◆ WHAT NEEDS TO BE DONE: Reproduce exactly, with no pictures, each line from the opening of the material down through the line containing "(0,0) rectangle (592.5pt,-354pt);".
================================
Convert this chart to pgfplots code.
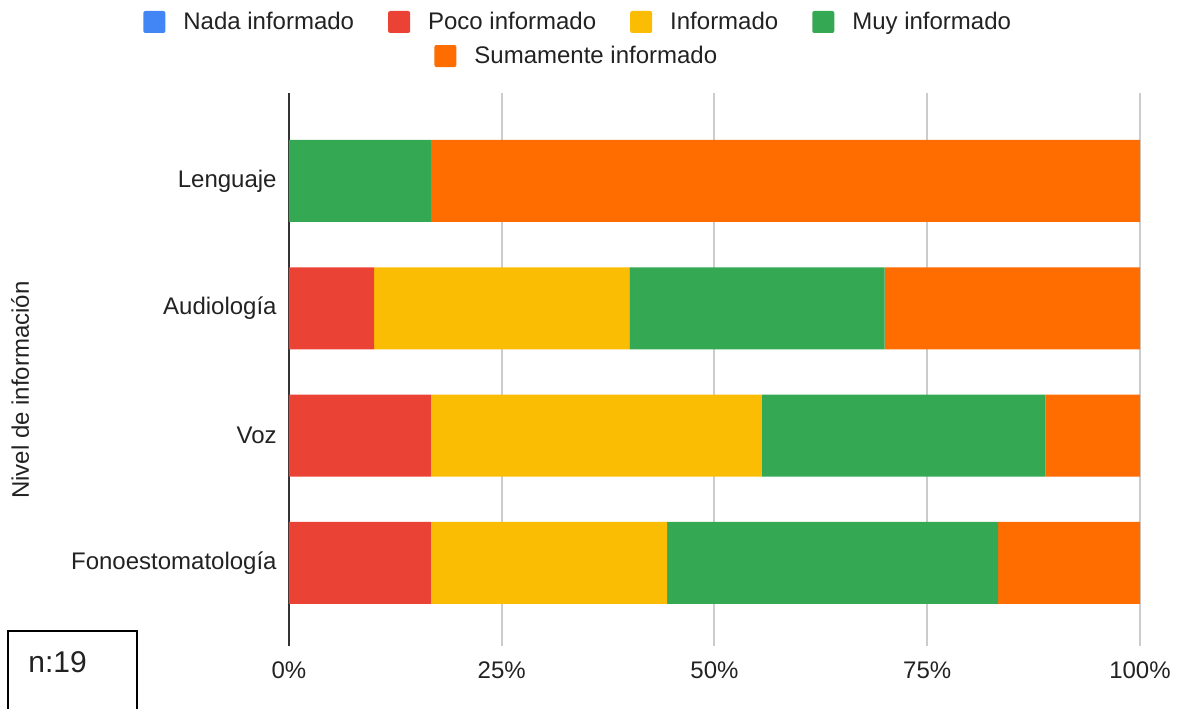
\documentclass[border=0pt]{standalone}
\usepackage{fontspec}
\setmainfont{Liberation Sans}
\usepackage{pgfplots}
\pgfplotsset{compat=1.18}

\definecolor{blueC}{HTML}{4285F4}
\definecolor{redC}{HTML}{EA4335}
\definecolor{yellowC}{HTML}{FBBC04}
\definecolor{greenC}{HTML}{34A853}
\definecolor{orangeC}{HTML}{FF6D01}
\definecolor{gridC}{HTML}{CCCCCC}
\definecolor{axisC}{HTML}{333333}
\definecolor{textC}{HTML}{222222}

\pgfplotsset{
  sqimage/.style={
    legend image code/.code={\fill[##1, rounded corners=1pt] (0pt,-5.5pt) rectangle (11pt,5.5pt);},
  },
  sqlegend/.style={
    sqimage,
    every axis plot post/.append style={sqimage},
    legend style={draw=none, fill=none, inner sep=0pt, text=textC,
      font=\fontsize{12}{14}\selectfont,
      cells={anchor=west},
      /tikz/every odd column/.append style={column sep=7pt},
      /tikz/every even column/.append style={column sep=15pt}},
  },
  common/.style={
    at={(144.5pt,-323pt)}, anchor=south west,
    scale only axis, width=425.5pt, height=276.5pt,
  },
}

\begin{document}
\begin{tikzpicture}[font=\fontsize{12}{14}\selectfont]
\useasboundingbox (0,0) rectangle (592.5pt,-354pt);

\begin{axis}[
  common, sqlegend,
  xbar stacked, bar width=41pt,
  xmin=0, xmax=100, ymin=-0.652, ymax=3.691,
  ytick={0,1,2,3},
  yticklabels={Fonoestomatología,Voz,Audiología,Lenguaje},
  xtick={0,25,50,75,100},
  xticklabels={0\%,25\%,50\%,75\%,100\%},
  major tick length=0pt, tick style={draw=none},
  xmajorgrids, grid style={color=gridC, line width=1pt},
  axis line style={draw=none},
  extra x ticks={0}, extra x tick labels={},
  extra x tick style={grid style={color=axisC, line width=0.75pt}},
  yticklabel style={inner sep=0pt, xshift=-6pt, text=textC},
  xticklabel style={inner sep=0pt, yshift=-7.5pt, text=textC},
  ylabel={Nivel de información},
  ylabel style={at={(axis description cs:-0.316,0.463)}, rotate=0, anchor=center, text=textC},
  legend columns=4,
  legend style={at={(axis description cs:-0.1716,1.1284)}, anchor=west},
]
\addplot[fill=blueC, draw=none] coordinates {(0,0) (0,1) (0,2) (0,3)};
\addplot[fill=redC, draw=none] coordinates {(16.66,0) (16.67,1) (10,2) (0,3)};
\addplot[fill=yellowC, draw=none] coordinates {(27.78,0) (38.89,1) (30,2) (0,3)};
\addplot[fill=greenC, draw=none] coordinates {(38.89,0) (33.33,1) (30,2) (16.67,3)};
\addplot[fill=orangeC, draw=none] coordinates {(16.67,0) (11.11,1) (30,2) (83.33,3)};
\legend{Nada informado, Poco informado, Informado, Muy informado}
\end{axis}

\begin{axis}[
  common, sqlegend, hide axis,
  xmin=0, xmax=1, ymin=0, ymax=1,
  legend style={at={(axis description cs:0.1704,1.0669)}, anchor=west},
]
\addlegendimage{fill=orangeC, draw=none}
\addlegendentry{Sumamente informado}
\end{axis}

\draw[black, line width=1pt] (4pt,-315.5pt) rectangle (68.5pt,-370pt);
\node[anchor=base west, inner sep=0pt, text=textC, font=\fontsize{15}{18}\selectfont] at (14pt,-336pt) {n:19};
\end{tikzpicture}
\end{document}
================================
◆ REPLY TO THE TASK:
Convert this chart to pgfplots code.
\documentclass[border=0pt]{standalone}
\usepackage{fontspec}
\setmainfont{Liberation Sans}
\usepackage{pgfplots}
\pgfplotsset{compat=1.18}

\definecolor{blueC}{HTML}{4285F4}
\definecolor{redC}{HTML}{EA4335}
\definecolor{yellowC}{HTML}{FBBC04}
\definecolor{greenC}{HTML}{34A853}
\definecolor{orangeC}{HTML}{FF6D01}
\definecolor{gridC}{HTML}{CCCCCC}
\definecolor{axisC}{HTML}{333333}
\definecolor{textC}{HTML}{222222}

\pgfplotsset{
  sqimage/.style={
    legend image code/.code={\fill[##1, rounded corners=1pt] (0pt,-5.5pt) rectangle (11pt,5.5pt);},
  },
  sqlegend/.style={
    sqimage,
    every axis plot post/.append style={sqimage},
    legend style={draw=none, fill=none, inner sep=0pt, text=textC,
      font=\fontsize{12}{14}\selectfont,
      cells={anchor=west},
      /tikz/every odd column/.append style={column sep=7pt},
      /tikz/every even column/.append style={column sep=15pt}},
  },
  common/.style={
    at={(144.5pt,-323pt)}, anchor=south west,
    scale only axis, width=425.5pt, height=276.5pt,
  },
}

\begin{document}
\begin{tikzpicture}[font=\fontsize{12}{14}\selectfont]
\useasboundingbox (0,0) rectangle (592.5pt,-354pt);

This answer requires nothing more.